SOURCE EXCERPT:
»»

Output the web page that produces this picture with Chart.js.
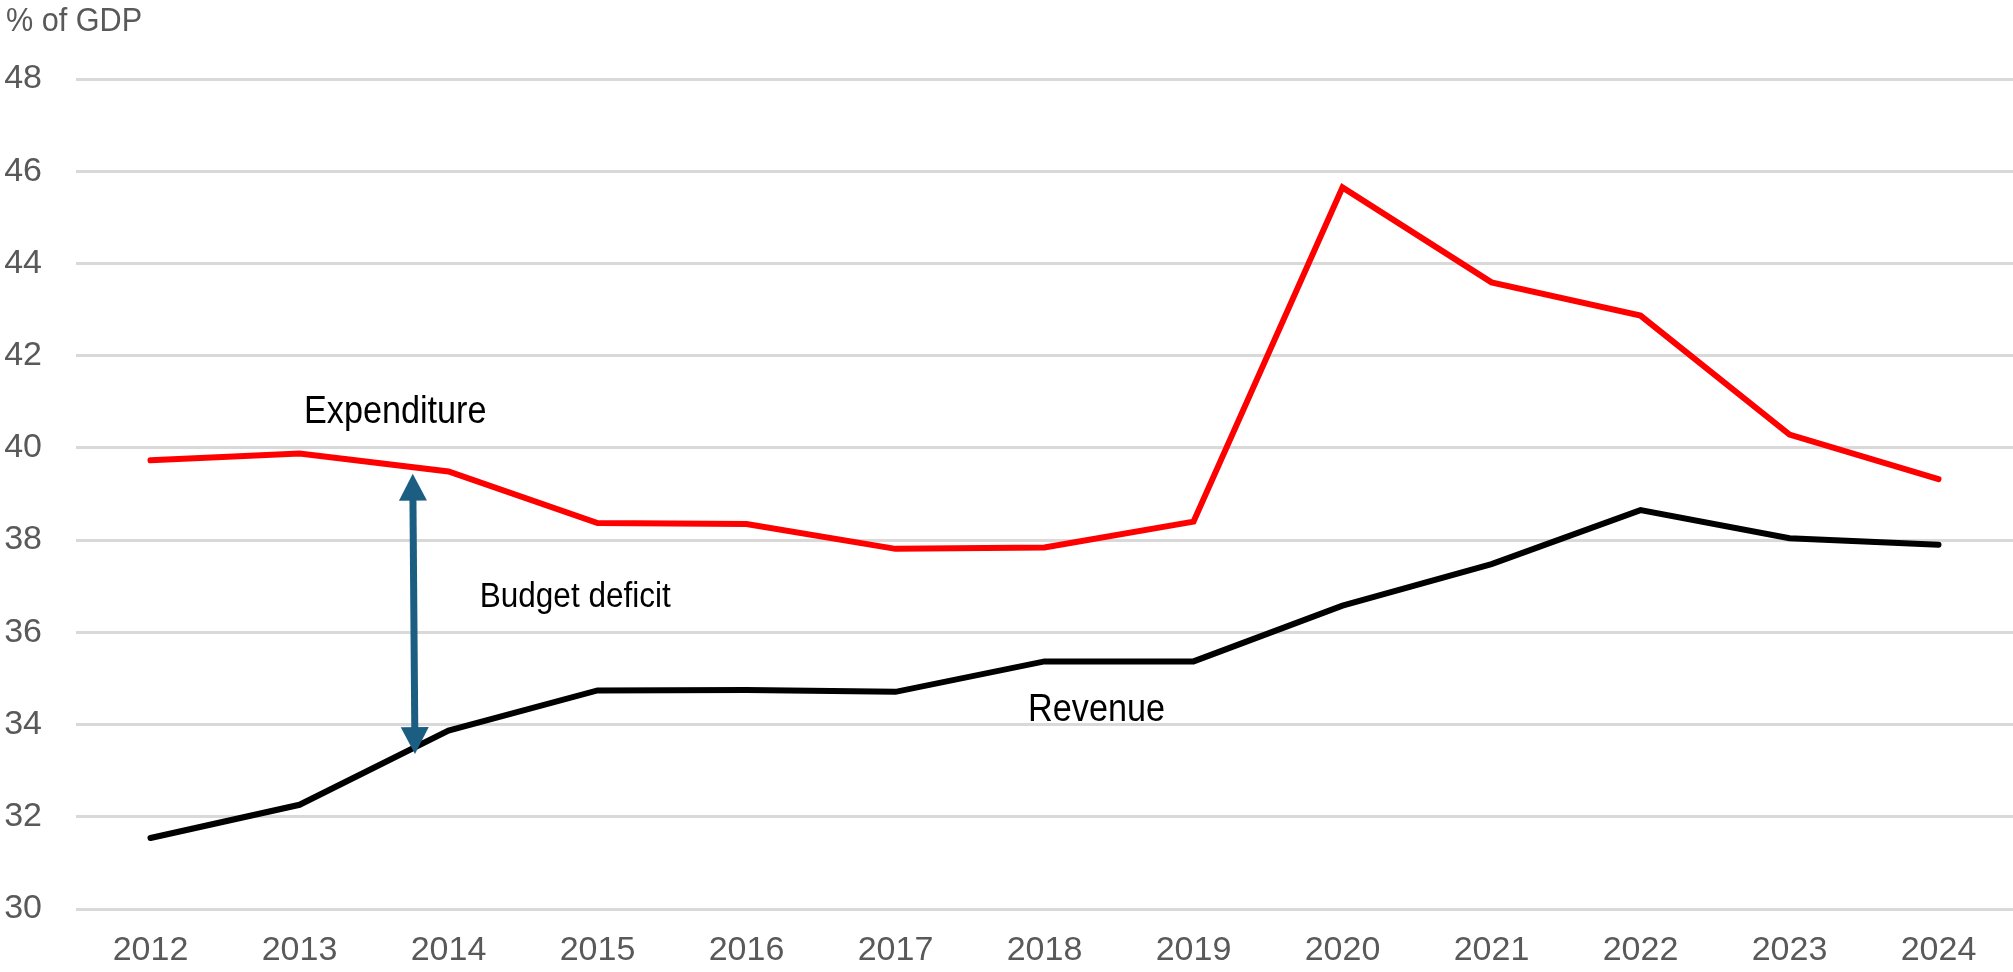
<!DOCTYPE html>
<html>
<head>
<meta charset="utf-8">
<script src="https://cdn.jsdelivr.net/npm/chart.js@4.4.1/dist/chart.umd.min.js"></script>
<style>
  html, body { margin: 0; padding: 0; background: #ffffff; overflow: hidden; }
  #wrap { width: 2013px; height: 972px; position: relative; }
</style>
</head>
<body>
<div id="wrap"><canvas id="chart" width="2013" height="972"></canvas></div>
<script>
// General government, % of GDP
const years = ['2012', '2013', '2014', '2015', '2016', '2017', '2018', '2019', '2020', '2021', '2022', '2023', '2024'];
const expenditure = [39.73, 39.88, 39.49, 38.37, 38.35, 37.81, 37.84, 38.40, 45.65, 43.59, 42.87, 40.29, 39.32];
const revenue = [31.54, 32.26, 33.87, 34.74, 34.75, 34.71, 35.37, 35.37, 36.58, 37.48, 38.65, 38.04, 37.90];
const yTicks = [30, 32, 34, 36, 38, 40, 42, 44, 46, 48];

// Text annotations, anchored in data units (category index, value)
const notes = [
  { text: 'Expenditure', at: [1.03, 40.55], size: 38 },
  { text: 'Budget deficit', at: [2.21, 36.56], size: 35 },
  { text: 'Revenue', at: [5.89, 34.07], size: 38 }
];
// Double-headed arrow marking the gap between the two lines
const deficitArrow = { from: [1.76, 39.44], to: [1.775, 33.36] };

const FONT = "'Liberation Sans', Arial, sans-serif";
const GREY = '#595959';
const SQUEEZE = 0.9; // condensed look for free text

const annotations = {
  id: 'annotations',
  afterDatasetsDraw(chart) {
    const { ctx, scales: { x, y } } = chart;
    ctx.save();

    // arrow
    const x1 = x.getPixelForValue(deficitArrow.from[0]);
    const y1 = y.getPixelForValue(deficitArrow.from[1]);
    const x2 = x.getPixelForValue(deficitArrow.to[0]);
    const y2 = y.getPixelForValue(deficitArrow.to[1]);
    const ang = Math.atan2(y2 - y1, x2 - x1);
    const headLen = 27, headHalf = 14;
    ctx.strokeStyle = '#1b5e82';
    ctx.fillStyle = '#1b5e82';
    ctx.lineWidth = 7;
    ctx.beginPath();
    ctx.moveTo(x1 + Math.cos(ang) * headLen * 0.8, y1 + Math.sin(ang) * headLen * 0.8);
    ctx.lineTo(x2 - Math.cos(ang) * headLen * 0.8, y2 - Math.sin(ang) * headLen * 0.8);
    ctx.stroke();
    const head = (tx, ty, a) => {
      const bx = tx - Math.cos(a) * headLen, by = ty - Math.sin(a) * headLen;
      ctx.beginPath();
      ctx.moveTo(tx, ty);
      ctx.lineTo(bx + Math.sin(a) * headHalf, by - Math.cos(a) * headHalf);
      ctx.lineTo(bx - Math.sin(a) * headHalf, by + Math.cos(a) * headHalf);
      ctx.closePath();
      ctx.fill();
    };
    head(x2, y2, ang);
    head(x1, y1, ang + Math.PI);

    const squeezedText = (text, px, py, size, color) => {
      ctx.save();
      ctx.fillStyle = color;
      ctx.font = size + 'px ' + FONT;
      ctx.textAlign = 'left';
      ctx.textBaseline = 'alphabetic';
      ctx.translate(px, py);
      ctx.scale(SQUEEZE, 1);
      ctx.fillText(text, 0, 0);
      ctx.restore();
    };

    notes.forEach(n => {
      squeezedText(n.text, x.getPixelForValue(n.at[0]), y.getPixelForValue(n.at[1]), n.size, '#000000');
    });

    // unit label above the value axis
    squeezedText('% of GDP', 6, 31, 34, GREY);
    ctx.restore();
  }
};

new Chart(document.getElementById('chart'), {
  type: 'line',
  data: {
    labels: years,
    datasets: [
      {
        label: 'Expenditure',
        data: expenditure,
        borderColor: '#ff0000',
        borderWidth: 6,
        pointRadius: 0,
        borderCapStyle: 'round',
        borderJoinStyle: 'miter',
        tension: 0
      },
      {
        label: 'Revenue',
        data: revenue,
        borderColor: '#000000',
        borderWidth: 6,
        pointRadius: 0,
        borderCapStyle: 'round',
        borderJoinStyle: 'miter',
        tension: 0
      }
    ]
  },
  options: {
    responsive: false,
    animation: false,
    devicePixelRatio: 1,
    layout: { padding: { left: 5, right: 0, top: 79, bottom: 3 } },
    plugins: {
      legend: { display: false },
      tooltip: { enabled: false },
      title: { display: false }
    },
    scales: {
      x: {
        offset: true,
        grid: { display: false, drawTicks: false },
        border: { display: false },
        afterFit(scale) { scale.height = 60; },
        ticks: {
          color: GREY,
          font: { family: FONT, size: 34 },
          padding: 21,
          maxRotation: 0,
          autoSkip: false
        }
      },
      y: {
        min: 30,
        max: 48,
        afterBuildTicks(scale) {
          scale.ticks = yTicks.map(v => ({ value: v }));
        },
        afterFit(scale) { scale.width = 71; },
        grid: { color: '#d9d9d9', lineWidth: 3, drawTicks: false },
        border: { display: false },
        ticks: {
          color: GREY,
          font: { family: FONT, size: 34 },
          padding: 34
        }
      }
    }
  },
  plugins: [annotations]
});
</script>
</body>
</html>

««

TASK REQUIREMENTS: Repeat the material exactly as it reads, without any of its pictures.

RESULT FOR THIS EXERCISE:
Output the web page that produces this picture with Chart.js.
<!DOCTYPE html>
<html>
<head>
<meta charset="utf-8">
<script src="https://cdn.jsdelivr.net/npm/chart.js@4.4.1/dist/chart.umd.min.js"></script>
<style>
  html, body { margin: 0; padding: 0; background: #ffffff; overflow: hidden; }
  #wrap { width: 2013px; height: 972px; position: relative; }
</style>
</head>
<body>
<div id="wrap"><canvas id="chart" width="2013" height="972"></canvas></div>
<script>
// General government, % of GDP
const years = ['2012', '2013', '2014', '2015', '2016', '2017', '2018', '2019', '2020', '2021', '2022', '2023', '2024'];
const expenditure = [39.73, 39.88, 39.49, 38.37, 38.35, 37.81, 37.84, 38.40, 45.65, 43.59, 42.87, 40.29, 39.32];
const revenue = [31.54, 32.26, 33.87, 34.74, 34.75, 34.71, 35.37, 35.37, 36.58, 37.48, 38.65, 38.04, 37.90];
const yTicks = [30, 32, 34, 36, 38, 40, 42, 44, 46, 48];

// Text annotations, anchored in data units (category index, value)
const notes = [
  { text: 'Expenditure', at: [1.03, 40.55], size: 38 },
  { text: 'Budget deficit', at: [2.21, 36.56], size: 35 },
  { text: 'Revenue', at: [5.89, 34.07], size: 38 }
];
// Double-headed arrow marking the gap between the two lines
const deficitArrow = { from: [1.76, 39.44], to: [1.775, 33.36] };

const FONT = "'Liberation Sans', Arial, sans-serif";
const GREY = '#595959';
const SQUEEZE = 0.9; // condensed look for free text

const annotations = {
  id: 'annotations',
  afterDatasetsDraw(chart) {
    const { ctx, scales: { x, y } } = chart;
    ctx.save();

    // arrow
    const x1 = x.getPixelForValue(deficitArrow.from[0]);
    const y1 = y.getPixelForValue(deficitArrow.from[1]);
    const x2 = x.getPixelForValue(deficitArrow.to[0]);
    const y2 = y.getPixelForValue(deficitArrow.to[1]);
    const ang = Math.atan2(y2 - y1, x2 - x1);
    const headLen = 27, headHalf = 14;
    ctx.strokeStyle = '#1b5e82';
    ctx.fillStyle = '#1b5e82';
    ctx.lineWidth = 7;
    ctx.beginPath();
    ctx.moveTo(x1 + Math.cos(ang) * headLen * 0.8, y1 + Math.sin(ang) * headLen * 0.8);
    ctx.lineTo(x2 - Math.cos(ang) * headLen * 0.8, y2 - Math.sin(ang) * headLen * 0.8);
    ctx.stroke();
    const head = (tx, ty, a) => {
      const bx = tx - Math.cos(a) * headLen, by = ty - Math.sin(a) * headLen;
      ctx.beginPath();
      ctx.moveTo(tx, ty);
      ctx.lineTo(bx + Math.sin(a) * headHalf, by - Math.cos(a) * headHalf);
      ctx.lineTo(bx - Math.sin(a) * headHalf, by + Math.cos(a) * headHalf);
      ctx.closePath();
      ctx.fill();
    };
    head(x2, y2, ang);
    head(x1, y1, ang + Math.PI);

    const squeezedText = (text, px, py, size, color) => {
      ctx.save();
      ctx.fillStyle = color;
      ctx.font = size + 'px ' + FONT;
      ctx.textAlign = 'left';
      ctx.textBaseline = 'alphabetic';
      ctx.translate(px, py);
      ctx.scale(SQUEEZE, 1);
      ctx.fillText(text, 0, 0);
      ctx.restore();
    };

    notes.forEach(n => {
      squeezedText(n.text, x.getPixelForValue(n.at[0]), y.getPixelForValue(n.at[1]), n.size, '#000000');
    });

    // unit label above the value axis
    squeezedText('% of GDP', 6, 31, 34, GREY);
    ctx.restore();
  }
};

new Chart(document.getElementById('chart'), {
  type: 'line',
  data: {
    labels: years,
    datasets: [
      {
        label: 'Expenditure',
        data: expenditure,
        borderColor: '#ff0000',
        borderWidth: 6,
        pointRadius: 0,
        borderCapStyle: 'round',
        borderJoinStyle: 'miter',
        tension: 0
      },
      {
        label: 'Revenue',
        data: revenue,
        borderColor: '#000000',
        borderWidth: 6,
        pointRadius: 0,
        borderCapStyle: 'round',
        borderJoinStyle: 'miter',
        tension: 0
      }
    ]
  },
  options: {
    responsive: false,
    animation: false,
    devicePixelRatio: 1,
    layout: { padding: { left: 5, right: 0, top: 79, bottom: 3 } },
    plugins: {
      legend: { display: false },
      tooltip: { enabled: false },
      title: { display: false }
    },
    scales: {
      x: {
        offset: true,
        grid: { display: false, drawTicks: false },
        border: { display: false },
        afterFit(scale) { scale.height = 60; },
        ticks: {
          color: GREY,
          font: { family: FONT, size: 34 },
          padding: 21,
          maxRotation: 0,
          autoSkip: false
        }
      },
      y: {
        min: 30,
        max: 48,
        afterBuildTicks(scale) {
          scale.ticks = yTicks.map(v => ({ value: v }));
        },
        afterFit(scale) { scale.width = 71; },
        grid: { color: '#d9d9d9', lineWidth: 3, drawTicks: false },
        border: { display: false },
        ticks: {
          color: GREY,
          font: { family: FONT, size: 34 },
          padding: 34
        }
      }
    }
  },
  plugins: [annotations]
});
</script>
</body>
</html>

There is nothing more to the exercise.